Why they even bother with Israel/Palestine is a bit beyond me. Palestine is the flag the Arabs refuse to wash, just so they can have a rallying cry against the hated Jews, thereby deflecting attention from their own shameful regimes. But they plod on:
We can't end the conflict now, but we can make serious, sustained efforts to improve daily life for the Palestinians and demonstrate our willingness to nudge the Israelis, as well as the Palestinians, to take risks for peace.
They don't explain why they think this will work in the long-rooted Israel/Palestine conflict, where the Muslim world has no desire to settle, but it won't work in Iraq, where a new government has broad (if muted) support for a positive outcome.
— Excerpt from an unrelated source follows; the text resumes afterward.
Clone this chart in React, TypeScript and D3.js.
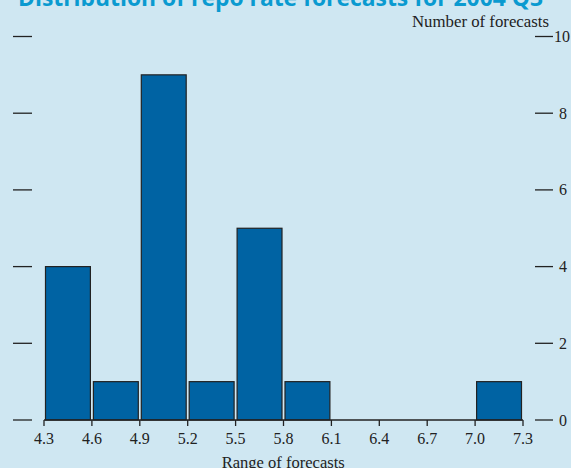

Finally, on to what passes for reason with Simon and Takeyh. They're done with unrealistic efforts to democratize the Middle East because Hamas won an election. That's it; one election between two terrorist groups and the slightly more terroristic won, so let's be done with this whole dream. Don't wait for election number two, after Hamas falls on its face. No, no -- be reasonable:
On the margins, some reforms could take place; Arab despots have an interest in cultivating a veneer of legitimacy, which is best served by including some more moderate elements of the opposition in government. But the notion that America's foremost aim should be disrupting the existing Arab order in the name of democratic transformation must be discarded.
They don't look into options or repercussions or defend their position. Instead, they wrap it up with one blah-blah-blah paragraph and never answer the question my mind is screaming: Discard it in favor of what?

They've said we can't fight the Islamists. They've said we can't democratize the Muslim world. So what are we left with? Two options:

We can negotiate, which basically means giving in to despots, allowing them to keep power so they don't hurt the big crybaby that used to be the greatest power on earth until this kind of defeatist, wimpy thinking came about.

Or we can just fold our tents, be defeated and prepare for the horrors that happen next.